While the archives project and Open Sound say much about the history of art and change in Surrey, it's arguable that Views from the Southbank is the focal point of the anniversary shows.

"Views from the Southbank is a pretty extraordinary show," Strom told the Now. "This one, in terms of addressing the history and memories of this region, which is growing, has a long history with its own identity. Oftentimes it's framed within the city and municipality limits, but really many of the municipalities are so intertwined socially, economically and physically.... The artists are interested in those boundaries and those blurred spaces. It's not meant to be a comprehensive portrait but overall, (the exhibit will) transform over the course of the year."

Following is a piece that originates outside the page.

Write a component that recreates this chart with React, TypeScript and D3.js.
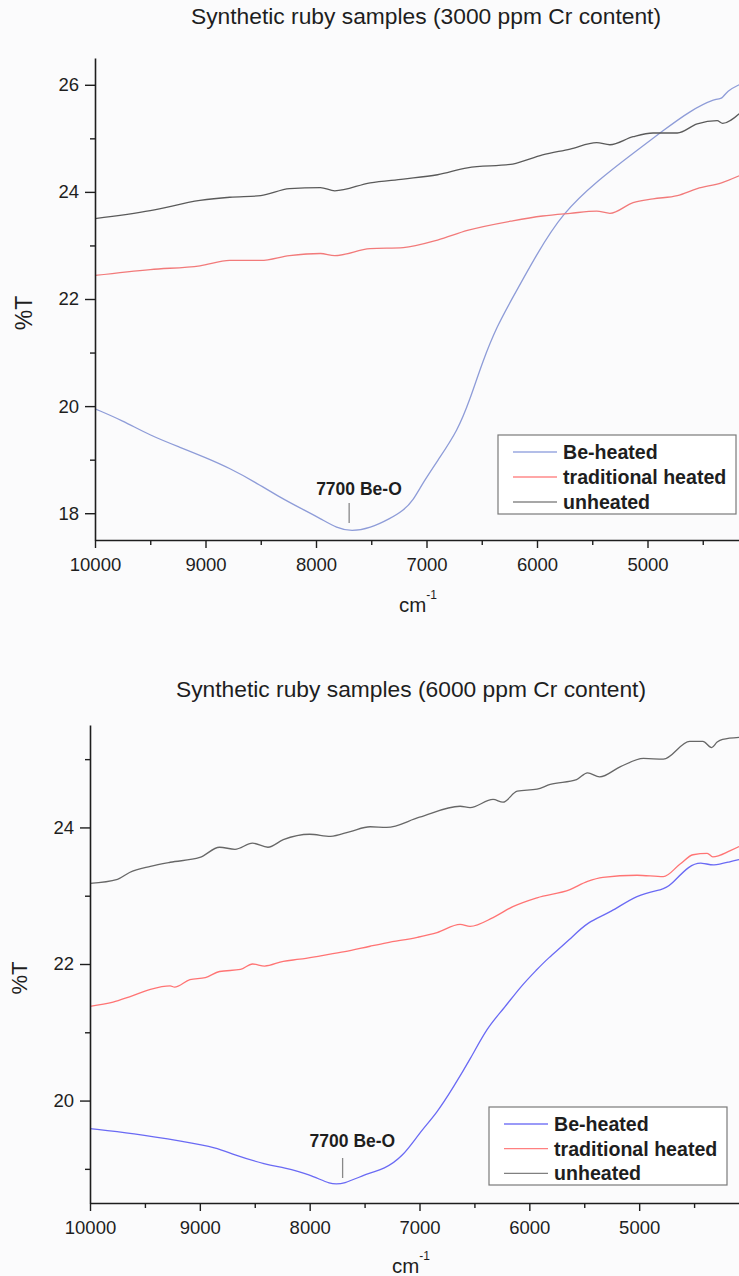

Artists involved in the initial installation include former Kwantlen art instructor Jim Adams, painter Nicoletta Baumeister, visual artist Polly Gibbons and others.

"This is sort of citing the beginning of the stories that we have, the myths and the memories we have of the place as it changes," explained Baumeister, who has resided in Surrey for the past 30 years.

"Artists tend to sit back and observe and take in what's happening to them, personally. I think that's why you see much variance in the expressions. Each person tackles that attitude in a different way, and that's what's so exciting about this particular show."

Adams' work includes four small paintings that juxtapose pyramid shapes and cityscapes, like views of the SkyTrain and a look inside residential homes from a street view, and that theme fits in well with the current display.

"This particular theme has been going on for the past five or six years," Adams said of his work. "I live in the White Rock-South Surrey area where you can actually see the sky. It's just the whole idea of expansive landscape that we don't pay that much attention to."

Meanwhile, Re:Source: A Living Archive 1975-2015 documents the change of the art gallery itself, which has always been connected with Surrey Arts Centre, the city's hub for performance art.

The Surrey Art Gallery's winter exhibits launch Saturday (Jan. 17) with a curator's tour at 6:30 p.m. and reception at 7:30 p.m.